アメリカ中央情報局の下部組織アメリカ文学史協会に勤務する職員が、正体不明の男たちに皆殺しにされる。当日の朝、雨が降っていたので裏口から昼飯の買い出しに出ていたレッドフォードだけが偶然命拾いし、状況がわからないままNYCを逃げ回る。
CIAの内部で陰謀が錯綜しているらしく、誰が味方か敵かわからない。上層部でも情報が把握できていない様子描かれ、主人公と観者を混乱させる。上司に身柄の保護を頼んだレッドフォードは待ち合わせ場所でいきなり命を狙われ、元同僚だった男は殺され、その殺人容疑者として警察からも追われる身となる。
ここまでは(デイヴ・グルーシンのカッコいい音楽効果もあって)強烈に面白かったのだが……。
事件に巻き込まれた主人公が偶然出会った女性を巻き込み、一緒に事の真相を探る流れは、ヒッチコック映画でもお馴染みの展開。本作でも逃げ込んだ店でたまたま出会った写真家の女性(フェイ・ダナウェイ)を強引に拉致して、真相解明の協力者にしてしまう。いきなり銃を突きつけられ縛られ脅迫された一般女性が、一夜のベッドを共にしただけでボンドガールなみの活躍をみせる荒唐無稽な展開は、レッドフォード&ダナウェイのスター映画ならでは。

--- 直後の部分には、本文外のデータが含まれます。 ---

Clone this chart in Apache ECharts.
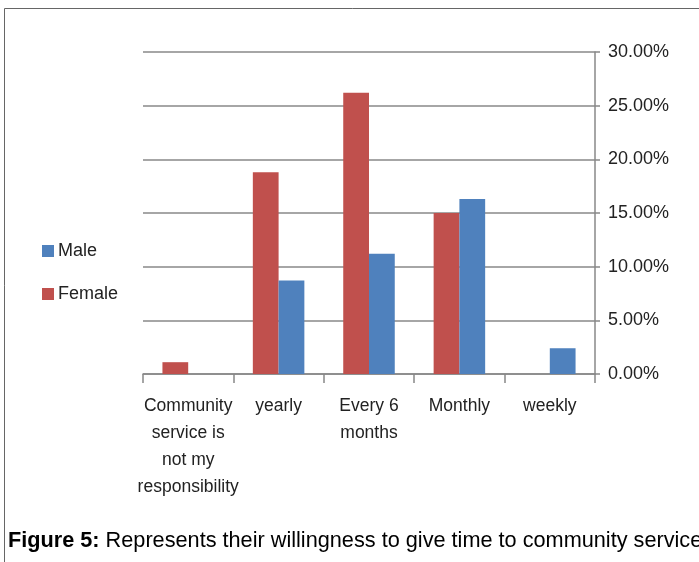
<!DOCTYPE html>
<html>
<head>
<meta charset="utf-8">
<script src="https://cdn.jsdelivr.net/npm/echarts@6/dist/echarts.min.js"></script>
<style>
  html, body { margin: 0; padding: 0; background: #fff; }
  #chart { width: 699px; height: 562px; }
</style>
</head>
<body>
<div id="chart"></div>
<script>
// 类别与数据
const categories = ['Community\nservice is\nnot my\nresponsibility', 'yearly', 'Every 6\nmonths', 'Monthly', 'weekly'];
const femaleValues = [1.1, 18.8, 26.2, 15.0, null];
const maleValues = [null, 8.7, 11.2, 16.3, 2.4];
const legendNames = ['Male', 'Female'];

const axisGray = '#888888';
const font = 'Liberation Sans, Arial, sans-serif';

const myChart = echarts.init(document.getElementById('chart'));

const option = {
  animation: false,
  color: ['#C0504D', '#4F81BD'],
  textStyle: { fontFamily: font },
  grid: { left: 143, right: 104, top: 52, bottom: 188 },
  legend: {
    data: legendNames,
    orient: 'vertical',
    left: 37,
    top: 237,
    itemWidth: 12,
    itemHeight: 12,
    itemGap: 25,
    icon: 'rect',
    textStyle: { fontSize: 18, color: '#222', fontFamily: font, padding: [0, 0, 0, -1] },
  },
  xAxis: {
    type: 'category',
    data: categories,
    axisLine: { lineStyle: { color: axisGray, width: 1.5 } },
    axisTick: { show: true, length: 9, lineStyle: { color: axisGray, width: 1.5 } },
    axisLabel: {
      fontSize: 17.5, color: '#222', lineHeight: 27, margin: 19,
      interval: 0, fontFamily: font,
    },
  },
  yAxis: {
    type: 'value',
    position: 'right',
    min: 0,
    max: 30,
    interval: 5,
    axisLine: { show: true, lineStyle: { color: axisGray, width: 1.5 } },
    axisTick: { show: true, inside: false, length: 5, lineStyle: { color: axisGray, width: 1.5 } },
    splitLine: { lineStyle: { color: axisGray, width: 1.5 } },
    axisLabel: {
      fontSize: 18, color: '#222', margin: 13, fontFamily: font,
      formatter: v => v.toFixed(2) + '%',
    },
  },
  series: [
    {
      name: 'Female',
      type: 'bar',
      data: femaleValues,
      barGap: '0%',
      barCategoryGap: '43%',
    },
    {
      name: 'Male',
      type: 'bar',
      data: maleValues,
      barGap: '0%',
      barCategoryGap: '43%',
    },
  ],
  graphic: [
    // 外框
    {
      type: 'rect',
      shape: { x: 4.5, y: 8.5, width: 720, height: 600 },
      style: { fill: null, stroke: '#666', lineWidth: 1 },
      silent: true,
    },
    // 图注
    {
      type: 'text',
      left: 8,
      top: 530,
      style: {
        text: '{b|Figure 5:} Represents their willingness to give time to community services',
        rich: {
          b: { fontWeight: 'bold', fontSize: 21.7, fontFamily: font, fill: '#000' },
        },
        fontSize: 21.7,
        fontFamily: font,
        fill: '#000',
      },
    },
  ],
};

myChart.setOption(option);
</script>
</body>
</html>
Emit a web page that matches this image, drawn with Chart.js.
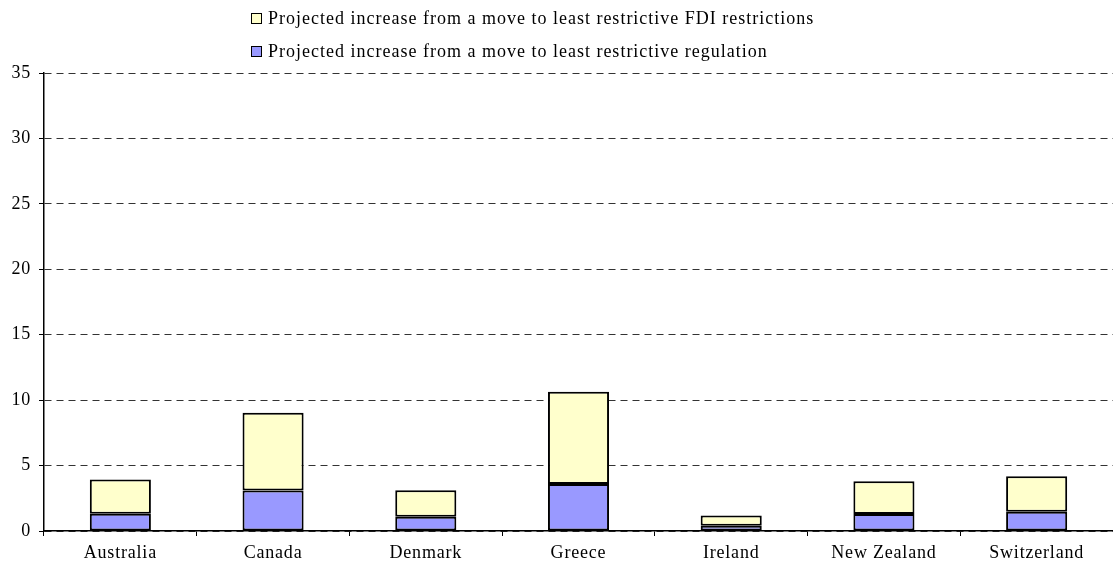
<!DOCTYPE html>
<html>
<head>
<meta charset="utf-8">
<script src="https://cdn.jsdelivr.net/npm/chart.js@4"></script>
<style>
  html, body { margin: 0; padding: 0; background: #fff; }
  #wrap { position: relative; width: 1113px; height: 569px; }
  #legend {
    position: absolute; left: 251px; top: 5px;
    font-family: 'Liberation Serif', 'Times New Roman', serif;
    font-size: 18px; letter-spacing: 1px; color: #000;
  }
  .item { display: flex; align-items: center; height: 26px; margin-bottom: 7px; }
  .swatch { width: 9px; height: 9px; border: 1.5px solid #000; margin-right: 6px; }
</style>
</head>
<body>
<div id="wrap">
  <canvas id="chart" width="1113" height="569"></canvas>
  <div id="legend"></div>
</div>
<script>
const countries = ['Australia', 'Canada', 'Denmark', 'Greece', 'Ireland', 'New Zealand', 'Switzerland'];
// bottom segment
const regulation = [1.32, 3.09, 1.09, 3.6, 0.4, 1.29, 1.47];
// top segment
const fdi = [2.61, 5.95, 2.02, 7.05, 0.79, 2.51, 2.71];
const yTicks = [0, 5, 10, 15, 20, 25, 30, 35];

const seriesNames = [
    'Projected increase from a move to least restrictive regulation',
    'Projected increase from a move to least restrictive FDI restrictions'
];
const seriesColors = ['#9999FF', '#FFFFCC'];

const serif = "'Liberation Serif', 'Times New Roman', serif";

// legend lists FDI first, like the original
const legendEl = document.getElementById('legend');
[1, 0].forEach(i => {
    const row = document.createElement('div');
    row.className = 'item';
    const sw = document.createElement('span');
    sw.className = 'swatch';
    sw.style.background = seriesColors[i];
    const txt = document.createElement('span');
    txt.textContent = seriesNames[i];
    row.appendChild(sw);
    row.appendChild(txt);
    legendEl.appendChild(row);
});

// the original text is set a bit loose; canvas state is reset on resize, so set it each pass
const looseText = {
    id: 'looseText',
    beforeUpdate(chart) { chart.ctx.letterSpacing = '0.8px'; },
    beforeDraw(chart) { chart.ctx.letterSpacing = '0.8px'; }
};

const ctx = document.getElementById('chart').getContext('2d');
new Chart(ctx, {
    type: 'bar',
    data: {
        labels: countries,
        datasets: [{
            label: seriesNames[0],
            data: regulation,
            backgroundColor: seriesColors[0],
            borderColor: '#000',
            borderWidth: 2,
            borderSkipped: false
        }, {
            label: seriesNames[1],
            data: fdi,
            backgroundColor: seriesColors[1],
            borderColor: '#000',
            borderWidth: 2,
            borderSkipped: false
        }]
    },
    plugins: [looseText],
    options: {
        responsive: false,
        animation: false,
        layout: { padding: { top: 73, right: 0, left: 0, bottom: 0 } },
        datasets: { bar: { barPercentage: 0.4, categoryPercentage: 1 } },
        plugins: {
            legend: { display: false },
            tooltip: { enabled: false }
        },
        scales: {
            x: {
                stacked: true,
                afterFit: s => { s.height = 38; },
                grid: {
                    offset: true,
                    drawOnChartArea: false,
                    tickLength: 5,
                    color: '#000'
                },
                border: { color: '#000', width: 1.5 },
                ticks: {
                    color: '#000',
                    padding: 6,
                    font: { family: serif, size: 18 }
                }
            },
            y: {
                stacked: true,
                min: 0,
                max: 35,
                afterFit: s => { s.width = 44; },
                afterBuildTicks: s => { s.ticks = yTicks.map(v => ({ value: v })); },
                grid: {
                    color: '#333',
                    tickLength: 5,
                    tickColor: '#000'
                },
                border: { color: '#000', width: 1.5, dash: [7, 5] },
                ticks: {
                    color: '#000',
                    padding: 8,
                    font: { family: serif, size: 18 }
                }
            }
        }
    }
});
</script>
</body>
</html>
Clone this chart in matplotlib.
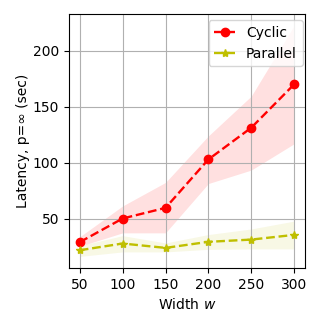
import matplotlib
matplotlib.use("Agg")
import matplotlib.pyplot as plt
import numpy as np

widths = [50, 100, 150, 200, 250, 300]

cyclic_mean = [29.2, 50.3, 59.8, 103, 131.3, 170]
cyclic_lo = [25.5, 37.5, 37.5, 81.5, 93.5, 117]
cyclic_hi = [34, 61.5, 82.5, 124, 159.5, 222.5]

parallel_mean = [22, 28, 24.1, 29.5, 31.5, 35.7]
parallel_lo = [16.5, 20.5, 20.5, 22.8, 23.2, 23.2]
parallel_hi = [26, 35, 28.5, 36, 41, 48]

fig, ax = plt.subplots(figsize=(3.24, 3.24), dpi=100)
fig.subplots_adjust(left=0.213, right=0.941, top=0.957, bottom=0.173)

ax.plot(widths, cyclic_mean, 'r--o', lw=1.7, label='Cyclic')
ax.fill_between(widths, cyclic_lo, cyclic_hi, color='r', alpha=0.12, linewidth=0)
ax.plot(widths, parallel_mean, 'y--*', lw=1.7, label='Parallel')
ax.fill_between(widths, parallel_lo, parallel_hi, color='y', alpha=0.1, linewidth=0)

ax.set_xticks(widths)
ax.set_xlabel('Width $w$')
ax.set_ylabel('Latency, p=∞ (sec)', labelpad=2)
ax.grid(True)
ax.legend(loc='upper right', bbox_to_anchor=(0.99, 0.976), borderaxespad=0,
          handlelength=1.5)

fig.savefig('out.png', dpi=100)
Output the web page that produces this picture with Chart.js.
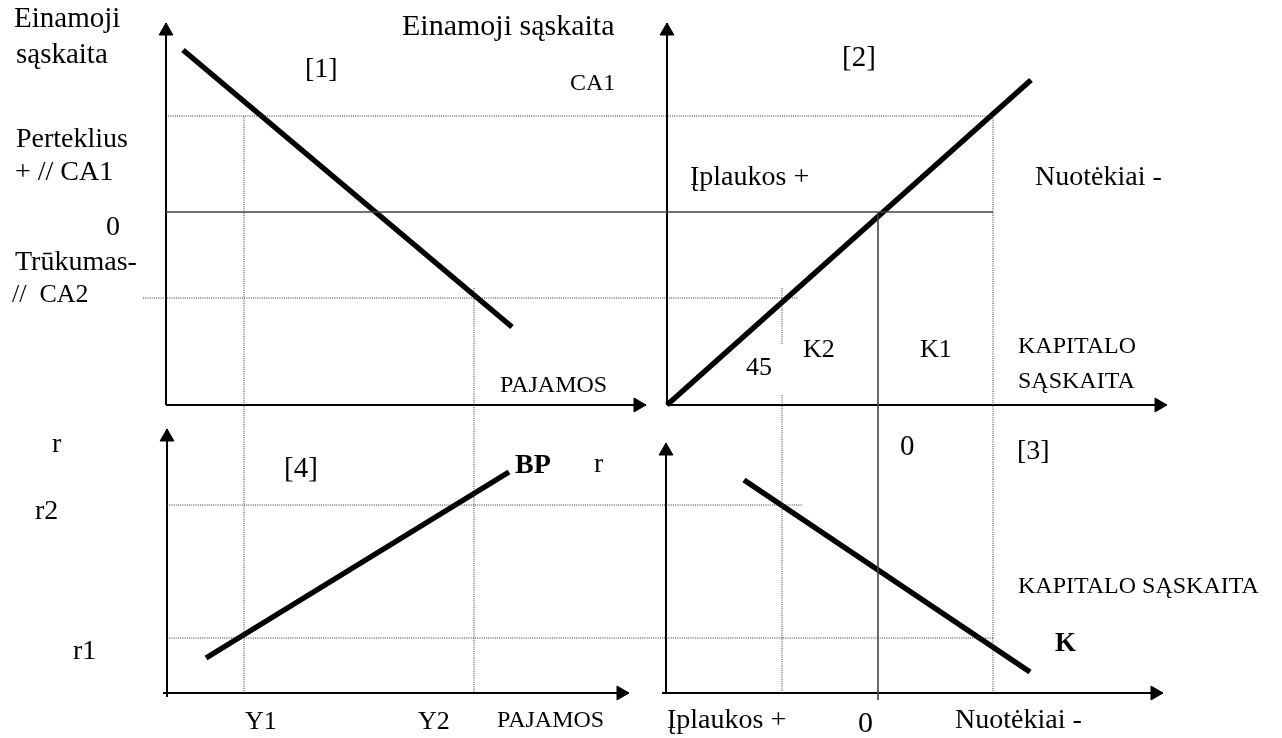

フェイ・ダナウェイは、頬骨が張り眼光キツくて冷たい印象が好きになれない女優さんだったけど、この時期の出演作では、いちばん綺麗に撮られている。駅での別れの場面が、思いっきりメロドラマっぽい。事件に深く関与した女をCIAがこのまま放って置くわけもなく、このあともずっと監視され口封じに殺される危険もあるのだが、脚本家はそこまで頭がまわらない。
レッドフォードが電話局に潜入して、盗聴の逆探知を混乱させる場面があるけど、そんな知識(そこにそれが出来る装置があることを含め)どこで仕入れてたんだ? ご都合良すぎで笑いも出ない。
ラストでレッドフォードは、真相をマスコミにリークするぞとCIAのクリフ・ロバートソンを脅すが、そんなものは簡単に握り潰せると返される。
そもそも職員を全員殺してでも隠さねばならない重大事(中東で石油利権をめぐっての工作活動がばれる)だったのか?
アメリカ映画に登場するCIAは、常に悪い組織として描かれる。世界中の情報を収集し、国家を左右する策略を秘密裏に企む。非合法な殺人も平然と行い証拠は隠蔽され、政府高官さえ実態を掌握していない謎の悪組織。ジェームズ・ボンドのMI6も同じようなことやってるのに、CIAはとことん嫌われている。
コーエン兄弟の「バーン・アフター・リーディング」ではさんざん莫迦にされ茶化されていた。
OCR(光学式文字読み取り装置)とかCOMPACのパソコンとか、映画に出てくる70年代のハイテクが興味深い。
竣工したばかりの世界貿易センタービルも舞台になっている。
クリフ・ロバートソンの目つきはハーベイ・カイテルに似てる。
製作はディノ・デ・ラウレンティス。
スタジオカナル制作のDVD日本語字幕は評判が悪い。本作の字幕も最低。